** DATA PROVIDED **
<<<<
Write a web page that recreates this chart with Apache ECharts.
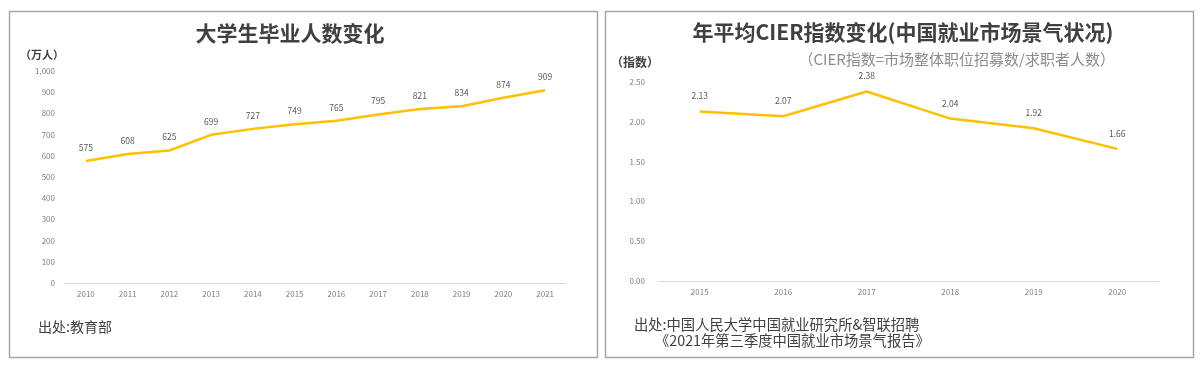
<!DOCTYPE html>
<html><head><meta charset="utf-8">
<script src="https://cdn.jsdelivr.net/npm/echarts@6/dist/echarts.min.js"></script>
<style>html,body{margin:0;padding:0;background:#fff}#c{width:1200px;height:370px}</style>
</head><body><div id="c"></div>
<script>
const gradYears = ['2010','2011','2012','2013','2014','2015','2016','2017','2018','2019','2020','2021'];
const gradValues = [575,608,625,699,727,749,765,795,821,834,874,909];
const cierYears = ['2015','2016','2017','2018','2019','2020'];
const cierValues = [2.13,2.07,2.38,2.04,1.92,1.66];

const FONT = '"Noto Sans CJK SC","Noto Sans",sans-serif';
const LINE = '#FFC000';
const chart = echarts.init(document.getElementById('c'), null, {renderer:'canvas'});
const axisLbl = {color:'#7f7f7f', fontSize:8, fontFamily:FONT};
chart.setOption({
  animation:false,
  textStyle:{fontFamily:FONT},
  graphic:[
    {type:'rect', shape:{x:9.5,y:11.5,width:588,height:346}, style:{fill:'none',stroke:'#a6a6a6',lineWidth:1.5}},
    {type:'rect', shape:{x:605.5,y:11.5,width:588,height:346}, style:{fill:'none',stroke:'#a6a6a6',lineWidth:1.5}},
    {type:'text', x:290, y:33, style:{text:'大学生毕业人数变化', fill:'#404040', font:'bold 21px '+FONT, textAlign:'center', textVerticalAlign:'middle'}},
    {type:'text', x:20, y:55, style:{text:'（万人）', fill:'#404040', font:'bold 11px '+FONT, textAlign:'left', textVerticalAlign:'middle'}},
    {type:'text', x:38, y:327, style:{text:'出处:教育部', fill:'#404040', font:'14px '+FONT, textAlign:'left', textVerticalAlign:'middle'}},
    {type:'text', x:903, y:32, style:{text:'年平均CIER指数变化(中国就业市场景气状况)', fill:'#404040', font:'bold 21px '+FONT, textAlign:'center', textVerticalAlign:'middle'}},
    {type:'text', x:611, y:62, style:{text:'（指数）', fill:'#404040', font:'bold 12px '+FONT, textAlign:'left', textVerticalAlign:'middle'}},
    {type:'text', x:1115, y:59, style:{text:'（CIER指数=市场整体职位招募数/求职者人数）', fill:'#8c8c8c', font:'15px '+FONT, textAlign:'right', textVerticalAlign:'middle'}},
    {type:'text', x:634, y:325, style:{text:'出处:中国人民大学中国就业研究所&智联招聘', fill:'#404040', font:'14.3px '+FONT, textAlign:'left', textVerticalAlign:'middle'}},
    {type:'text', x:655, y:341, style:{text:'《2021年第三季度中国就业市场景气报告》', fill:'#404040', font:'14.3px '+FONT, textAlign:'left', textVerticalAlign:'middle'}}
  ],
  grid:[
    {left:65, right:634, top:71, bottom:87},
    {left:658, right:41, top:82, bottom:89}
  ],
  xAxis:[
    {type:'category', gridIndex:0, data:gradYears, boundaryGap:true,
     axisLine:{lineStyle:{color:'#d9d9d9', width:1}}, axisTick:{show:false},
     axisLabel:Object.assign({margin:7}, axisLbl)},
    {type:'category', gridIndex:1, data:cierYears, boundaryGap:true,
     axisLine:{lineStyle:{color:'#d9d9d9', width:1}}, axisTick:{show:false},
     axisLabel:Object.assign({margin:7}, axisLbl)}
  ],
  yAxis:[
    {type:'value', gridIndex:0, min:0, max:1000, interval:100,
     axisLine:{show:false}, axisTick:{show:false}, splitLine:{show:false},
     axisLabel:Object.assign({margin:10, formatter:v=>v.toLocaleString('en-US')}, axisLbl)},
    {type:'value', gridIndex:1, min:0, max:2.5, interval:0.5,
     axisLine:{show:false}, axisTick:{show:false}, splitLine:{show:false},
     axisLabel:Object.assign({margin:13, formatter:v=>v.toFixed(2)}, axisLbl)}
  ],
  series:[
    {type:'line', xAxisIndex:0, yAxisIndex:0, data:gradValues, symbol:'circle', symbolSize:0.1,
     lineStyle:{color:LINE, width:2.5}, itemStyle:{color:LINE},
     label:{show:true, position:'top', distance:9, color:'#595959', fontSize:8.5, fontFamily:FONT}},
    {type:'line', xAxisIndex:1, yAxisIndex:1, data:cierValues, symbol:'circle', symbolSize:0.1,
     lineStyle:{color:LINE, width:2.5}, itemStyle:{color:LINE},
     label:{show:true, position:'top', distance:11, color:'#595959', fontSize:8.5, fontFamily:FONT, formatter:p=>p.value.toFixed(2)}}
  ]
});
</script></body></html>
>>>>
** INSTRUCTION **
Omit any images, then output the listing exactly.

** ANSWER TO THE EXERCISE **
Write a web page that recreates this chart with Apache ECharts.
<!DOCTYPE html>
<html><head><meta charset="utf-8">
<script src="https://cdn.jsdelivr.net/npm/echarts@6/dist/echarts.min.js"></script>
<style>html,body{margin:0;padding:0;background:#fff}#c{width:1200px;height:370px}</style>
</head><body><div id="c"></div>
<script>
const gradYears = ['2010','2011','2012','2013','2014','2015','2016','2017','2018','2019','2020','2021'];
const gradValues = [575,608,625,699,727,749,765,795,821,834,874,909];
const cierYears = ['2015','2016','2017','2018','2019','2020'];
const cierValues = [2.13,2.07,2.38,2.04,1.92,1.66];

const FONT = '"Noto Sans CJK SC","Noto Sans",sans-serif';
const LINE = '#FFC000';
const chart = echarts.init(document.getElementById('c'), null, {renderer:'canvas'});
const axisLbl = {color:'#7f7f7f', fontSize:8, fontFamily:FONT};
chart.setOption({
  animation:false,
  textStyle:{fontFamily:FONT},
  graphic:[
    {type:'rect', shape:{x:9.5,y:11.5,width:588,height:346}, style:{fill:'none',stroke:'#a6a6a6',lineWidth:1.5}},
    {type:'rect', shape:{x:605.5,y:11.5,width:588,height:346}, style:{fill:'none',stroke:'#a6a6a6',lineWidth:1.5}},
    {type:'text', x:290, y:33, style:{text:'大学生毕业人数变化', fill:'#404040', font:'bold 21px '+FONT, textAlign:'center', textVerticalAlign:'middle'}},
    {type:'text', x:20, y:55, style:{text:'（万人）', fill:'#404040', font:'bold 11px '+FONT, textAlign:'left', textVerticalAlign:'middle'}},
    {type:'text', x:38, y:327, style:{text:'出处:教育部', fill:'#404040', font:'14px '+FONT, textAlign:'left', textVerticalAlign:'middle'}},
    {type:'text', x:903, y:32, style:{text:'年平均CIER指数变化(中国就业市场景气状况)', fill:'#404040', font:'bold 21px '+FONT, textAlign:'center', textVerticalAlign:'middle'}},
    {type:'text', x:611, y:62, style:{text:'（指数）', fill:'#404040', font:'bold 12px '+FONT, textAlign:'left', textVerticalAlign:'middle'}},
    {type:'text', x:1115, y:59, style:{text:'（CIER指数=市场整体职位招募数/求职者人数）', fill:'#8c8c8c', font:'15px '+FONT, textAlign:'right', textVerticalAlign:'middle'}},
    {type:'text', x:634, y:325, style:{text:'出处:中国人民大学中国就业研究所&智联招聘', fill:'#404040', font:'14.3px '+FONT, textAlign:'left', textVerticalAlign:'middle'}},
    {type:'text', x:655, y:341, style:{text:'《2021年第三季度中国就业市场景气报告》', fill:'#404040', font:'14.3px '+FONT, textAlign:'left', textVerticalAlign:'middle'}}
  ],
  grid:[
    {left:65, right:634, top:71, bottom:87},
    {left:658, right:41, top:82, bottom:89}
  ],
  xAxis:[
    {type:'category', gridIndex:0, data:gradYears, boundaryGap:true,
     axisLine:{lineStyle:{color:'#d9d9d9', width:1}}, axisTick:{show:false},
     axisLabel:Object.assign({margin:7}, axisLbl)},
    {type:'category', gridIndex:1, data:cierYears, boundaryGap:true,
     axisLine:{lineStyle:{color:'#d9d9d9', width:1}}, axisTick:{show:false},
     axisLabel:Object.assign({margin:7}, axisLbl)}
  ],
  yAxis:[
    {type:'value', gridIndex:0, min:0, max:1000, interval:100,
     axisLine:{show:false}, axisTick:{show:false}, splitLine:{show:false},
     axisLabel:Object.assign({margin:10, formatter:v=>v.toLocaleString('en-US')}, axisLbl)},
    {type:'value', gridIndex:1, min:0, max:2.5, interval:0.5,
     axisLine:{show:false}, axisTick:{show:false}, splitLine:{show:false},
     axisLabel:Object.assign({margin:13, formatter:v=>v.toFixed(2)}, axisLbl)}
  ],
  series:[
    {type:'line', xAxisIndex:0, yAxisIndex:0, data:gradValues, symbol:'circle', symbolSize:0.1,
     lineStyle:{color:LINE, width:2.5}, itemStyle:{color:LINE},
     label:{show:true, position:'top', distance:9, color:'#595959', fontSize:8.5, fontFamily:FONT}},
    {type:'line', xAxisIndex:1, yAxisIndex:1, data:cierValues, symbol:'circle', symbolSize:0.1,
     lineStyle:{color:LINE, width:2.5}, itemStyle:{color:LINE},
     label:{show:true, position:'top', distance:11, color:'#595959', fontSize:8.5, fontFamily:FONT, formatter:p=>p.value.toFixed(2)}}
  ]
});
</script></body></html>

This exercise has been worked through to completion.